WORK INSTRUCTIONS >> Transcribe all of the data exactly. Omit the pictures.

DATA FOR THIS EXERCISE >>
════════════════
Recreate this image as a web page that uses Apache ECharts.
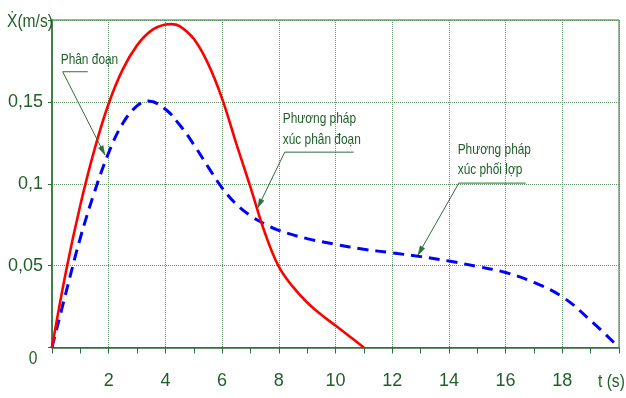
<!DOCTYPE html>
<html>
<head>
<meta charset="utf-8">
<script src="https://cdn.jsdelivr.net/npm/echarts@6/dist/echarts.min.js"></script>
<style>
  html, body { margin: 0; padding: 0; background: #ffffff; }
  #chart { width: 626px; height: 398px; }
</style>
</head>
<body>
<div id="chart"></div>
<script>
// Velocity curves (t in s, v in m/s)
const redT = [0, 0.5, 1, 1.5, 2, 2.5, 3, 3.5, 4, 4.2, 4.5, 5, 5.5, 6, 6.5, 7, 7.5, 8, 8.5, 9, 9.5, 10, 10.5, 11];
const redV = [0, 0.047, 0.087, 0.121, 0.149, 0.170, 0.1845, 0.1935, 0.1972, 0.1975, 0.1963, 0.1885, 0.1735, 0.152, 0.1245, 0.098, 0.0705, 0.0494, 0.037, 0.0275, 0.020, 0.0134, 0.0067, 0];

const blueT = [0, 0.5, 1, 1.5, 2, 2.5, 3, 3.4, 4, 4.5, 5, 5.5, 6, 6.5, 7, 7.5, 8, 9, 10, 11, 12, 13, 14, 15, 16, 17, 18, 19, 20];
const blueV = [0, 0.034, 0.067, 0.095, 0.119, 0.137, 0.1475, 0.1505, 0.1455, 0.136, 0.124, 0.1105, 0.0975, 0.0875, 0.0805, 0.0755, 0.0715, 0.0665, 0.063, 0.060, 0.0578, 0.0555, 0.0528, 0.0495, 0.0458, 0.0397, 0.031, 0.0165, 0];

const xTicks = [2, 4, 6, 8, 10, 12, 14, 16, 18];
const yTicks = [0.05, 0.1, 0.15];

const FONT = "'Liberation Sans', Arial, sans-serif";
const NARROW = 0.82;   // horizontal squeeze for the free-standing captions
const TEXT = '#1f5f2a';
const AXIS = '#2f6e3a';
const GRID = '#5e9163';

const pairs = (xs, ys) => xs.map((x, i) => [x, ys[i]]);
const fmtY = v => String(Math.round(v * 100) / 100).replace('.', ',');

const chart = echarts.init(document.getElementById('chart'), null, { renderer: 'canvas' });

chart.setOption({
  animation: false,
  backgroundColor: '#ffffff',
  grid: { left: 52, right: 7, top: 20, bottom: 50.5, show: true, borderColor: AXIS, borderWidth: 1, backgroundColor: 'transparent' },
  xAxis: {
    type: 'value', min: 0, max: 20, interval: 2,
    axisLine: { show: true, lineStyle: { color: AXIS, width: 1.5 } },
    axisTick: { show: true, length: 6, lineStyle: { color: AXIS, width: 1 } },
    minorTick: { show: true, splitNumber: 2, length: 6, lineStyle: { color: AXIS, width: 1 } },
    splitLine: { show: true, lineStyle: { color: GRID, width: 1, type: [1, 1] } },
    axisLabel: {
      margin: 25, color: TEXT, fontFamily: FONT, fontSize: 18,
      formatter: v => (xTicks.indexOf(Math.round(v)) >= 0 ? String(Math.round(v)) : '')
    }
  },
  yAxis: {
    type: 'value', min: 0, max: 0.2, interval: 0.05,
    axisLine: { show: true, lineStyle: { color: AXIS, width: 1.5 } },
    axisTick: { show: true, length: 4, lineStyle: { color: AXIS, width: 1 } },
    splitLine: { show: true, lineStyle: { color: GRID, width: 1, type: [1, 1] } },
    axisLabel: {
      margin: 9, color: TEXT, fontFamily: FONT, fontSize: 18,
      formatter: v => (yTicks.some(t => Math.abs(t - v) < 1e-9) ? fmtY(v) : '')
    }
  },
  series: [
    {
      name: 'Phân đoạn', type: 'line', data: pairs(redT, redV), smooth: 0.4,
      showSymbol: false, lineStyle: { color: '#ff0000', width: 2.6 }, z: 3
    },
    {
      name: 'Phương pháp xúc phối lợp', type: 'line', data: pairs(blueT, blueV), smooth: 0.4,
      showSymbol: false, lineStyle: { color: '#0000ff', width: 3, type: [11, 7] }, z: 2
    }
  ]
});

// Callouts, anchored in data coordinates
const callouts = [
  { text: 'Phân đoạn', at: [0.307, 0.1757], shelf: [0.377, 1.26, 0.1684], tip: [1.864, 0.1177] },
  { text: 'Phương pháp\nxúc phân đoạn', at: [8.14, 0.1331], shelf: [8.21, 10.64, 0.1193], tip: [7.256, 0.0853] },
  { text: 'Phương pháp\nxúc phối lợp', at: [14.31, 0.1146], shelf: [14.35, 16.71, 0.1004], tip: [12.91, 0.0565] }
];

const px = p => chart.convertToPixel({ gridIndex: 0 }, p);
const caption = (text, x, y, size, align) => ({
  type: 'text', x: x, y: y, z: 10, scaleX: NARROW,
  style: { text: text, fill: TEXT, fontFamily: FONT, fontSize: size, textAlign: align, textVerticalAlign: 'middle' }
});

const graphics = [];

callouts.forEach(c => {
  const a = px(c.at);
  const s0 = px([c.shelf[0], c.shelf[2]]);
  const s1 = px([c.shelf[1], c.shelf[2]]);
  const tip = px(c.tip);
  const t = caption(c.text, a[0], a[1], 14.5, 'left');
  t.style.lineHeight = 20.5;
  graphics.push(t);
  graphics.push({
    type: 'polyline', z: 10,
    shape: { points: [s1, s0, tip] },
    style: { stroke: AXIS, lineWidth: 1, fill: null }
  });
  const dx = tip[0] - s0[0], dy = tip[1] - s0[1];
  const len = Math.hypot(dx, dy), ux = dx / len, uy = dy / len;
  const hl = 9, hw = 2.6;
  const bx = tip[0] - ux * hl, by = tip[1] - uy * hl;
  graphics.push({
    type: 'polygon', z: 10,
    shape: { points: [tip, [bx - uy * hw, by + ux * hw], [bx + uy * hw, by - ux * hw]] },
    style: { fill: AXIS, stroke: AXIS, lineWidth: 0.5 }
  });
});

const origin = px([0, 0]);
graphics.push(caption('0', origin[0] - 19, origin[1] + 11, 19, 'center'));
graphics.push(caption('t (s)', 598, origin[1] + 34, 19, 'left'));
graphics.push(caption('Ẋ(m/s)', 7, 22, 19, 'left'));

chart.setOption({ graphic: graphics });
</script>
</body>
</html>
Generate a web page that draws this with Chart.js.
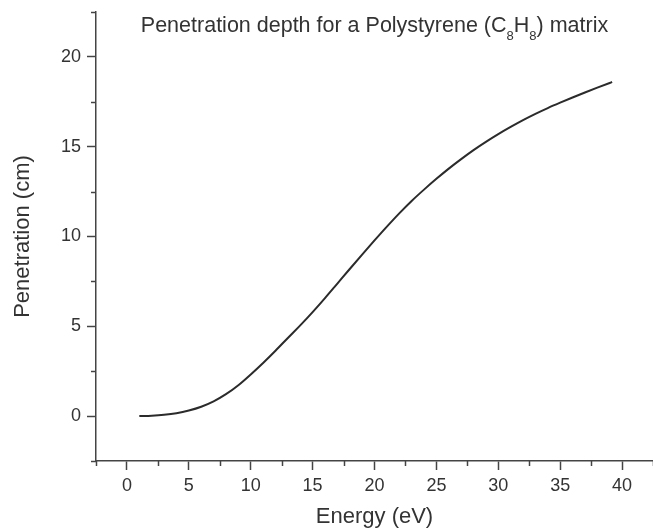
════════════════
TASK OUTPUT >>
Recreate this image as a web page that uses Apache ECharts.
<!DOCTYPE html>
<html>
<head>
<meta charset="utf-8">
<script src="https://cdn.jsdelivr.net/npm/echarts@6/dist/echarts.min.js"></script>
<style>
  html, body { margin: 0; padding: 0; background: #ffffff; }
  #chart { width: 626px; height: 398px; }
</style>
</head>
<body>
<div id="chart"></div>
<script>
// Velocity curves (t in s, v in m/s)
const redT = [0, 0.5, 1, 1.5, 2, 2.5, 3, 3.5, 4, 4.2, 4.5, 5, 5.5, 6, 6.5, 7, 7.5, 8, 8.5, 9, 9.5, 10, 10.5, 11];
const redV = [0, 0.047, 0.087, 0.121, 0.149, 0.170, 0.1845, 0.1935, 0.1972, 0.1975, 0.1963, 0.1885, 0.1735, 0.152, 0.1245, 0.098, 0.0705, 0.0494, 0.037, 0.0275, 0.020, 0.0134, 0.0067, 0];

const blueT = [0, 0.5, 1, 1.5, 2, 2.5, 3, 3.4, 4, 4.5, 5, 5.5, 6, 6.5, 7, 7.5, 8, 9, 10, 11, 12, 13, 14, 15, 16, 17, 18, 19, 20];
const blueV = [0, 0.034, 0.067, 0.095, 0.119, 0.137, 0.1475, 0.1505, 0.1455, 0.136, 0.124, 0.1105, 0.0975, 0.0875, 0.0805, 0.0755, 0.0715, 0.0665, 0.063, 0.060, 0.0578, 0.0555, 0.0528, 0.0495, 0.0458, 0.0397, 0.031, 0.0165, 0];

const xTicks = [2, 4, 6, 8, 10, 12, 14, 16, 18];
const yTicks = [0.05, 0.1, 0.15];

const FONT = "'Liberation Sans', Arial, sans-serif";
const NARROW = 0.82;   // horizontal squeeze for the free-standing captions
const TEXT = '#1f5f2a';
const AXIS = '#2f6e3a';
const GRID = '#5e9163';

const pairs = (xs, ys) => xs.map((x, i) => [x, ys[i]]);
const fmtY = v => String(Math.round(v * 100) / 100).replace('.', ',');

const chart = echarts.init(document.getElementById('chart'), null, { renderer: 'canvas' });

chart.setOption({
  animation: false,
  backgroundColor: '#ffffff',
  grid: { left: 52, right: 7, top: 20, bottom: 50.5, show: true, borderColor: AXIS, borderWidth: 1, backgroundColor: 'transparent' },
  xAxis: {
    type: 'value', min: 0, max: 20, interval: 2,
    axisLine: { show: true, lineStyle: { color: AXIS, width: 1.5 } },
    axisTick: { show: true, length: 6, lineStyle: { color: AXIS, width: 1 } },
    minorTick: { show: true, splitNumber: 2, length: 6, lineStyle: { color: AXIS, width: 1 } },
    splitLine: { show: true, lineStyle: { color: GRID, width: 1, type: [1, 1] } },
    axisLabel: {
      margin: 25, color: TEXT, fontFamily: FONT, fontSize: 18,
      formatter: v => (xTicks.indexOf(Math.round(v)) >= 0 ? String(Math.round(v)) : '')
    }
  },
  yAxis: {
    type: 'value', min: 0, max: 0.2, interval: 0.05,
    axisLine: { show: true, lineStyle: { color: AXIS, width: 1.5 } },
    axisTick: { show: true, length: 4, lineStyle: { color: AXIS, width: 1 } },
    splitLine: { show: true, lineStyle: { color: GRID, width: 1, type: [1, 1] } },
    axisLabel: {
      margin: 9, color: TEXT, fontFamily: FONT, fontSize: 18,
      formatter: v => (yTicks.some(t => Math.abs(t - v) < 1e-9) ? fmtY(v) : '')
    }
  },
  series: [
    {
      name: 'Phân đoạn', type: 'line', data: pairs(redT, redV), smooth: 0.4,
      showSymbol: false, lineStyle: { color: '#ff0000', width: 2.6 }, z: 3
    },
    {
      name: 'Phương pháp xúc phối lợp', type: 'line', data: pairs(blueT, blueV), smooth: 0.4,
      showSymbol: false, lineStyle: { color: '#0000ff', width: 3, type: [11, 7] }, z: 2
    }
  ]
});

// Callouts, anchored in data coordinates
const callouts = [
  { text: 'Phân đoạn', at: [0.307, 0.1757], shelf: [0.377, 1.26, 0.1684], tip: [1.864, 0.1177] },
  { text: 'Phương pháp\nxúc phân đoạn', at: [8.14, 0.1331], shelf: [8.21, 10.64, 0.1193], tip: [7.256, 0.0853] },
  { text: 'Phương pháp\nxúc phối lợp', at: [14.31, 0.1146], shelf: [14.35, 16.71, 0.1004], tip: [12.91, 0.0565] }
];

const px = p => chart.convertToPixel({ gridIndex: 0 }, p);
const caption = (text, x, y, size, align) => ({
  type: 'text', x: x, y: y, z: 10, scaleX: NARROW,
  style: { text: text, fill: TEXT, fontFamily: FONT, fontSize: size, textAlign: align, textVerticalAlign: 'middle' }
});

const graphics = [];

callouts.forEach(c => {
  const a = px(c.at);
  const s0 = px([c.shelf[0], c.shelf[2]]);
  const s1 = px([c.shelf[1], c.shelf[2]]);
  const tip = px(c.tip);
  const t = caption(c.text, a[0], a[1], 14.5, 'left');
  t.style.lineHeight = 20.5;
  graphics.push(t);
  graphics.push({
    type: 'polyline', z: 10,
    shape: { points: [s1, s0, tip] },
    style: { stroke: AXIS, lineWidth: 1, fill: null }
  });
  const dx = tip[0] - s0[0], dy = tip[1] - s0[1];
  const len = Math.hypot(dx, dy), ux = dx / len, uy = dy / len;
  const hl = 9, hw = 2.6;
  const bx = tip[0] - ux * hl, by = tip[1] - uy * hl;
  graphics.push({
    type: 'polygon', z: 10,
    shape: { points: [tip, [bx - uy * hw, by + ux * hw], [bx + uy * hw, by - ux * hw]] },
    style: { fill: AXIS, stroke: AXIS, lineWidth: 0.5 }
  });
});

const origin = px([0, 0]);
graphics.push(caption('0', origin[0] - 19, origin[1] + 11, 19, 'center'));
graphics.push(caption('t (s)', 598, origin[1] + 34, 19, 'left'));
graphics.push(caption('Ẋ(m/s)', 7, 22, 19, 'left'));

chart.setOption({ graphic: graphics });
</script>
</body>
</html>
Generate a web page that draws this with Chart.js.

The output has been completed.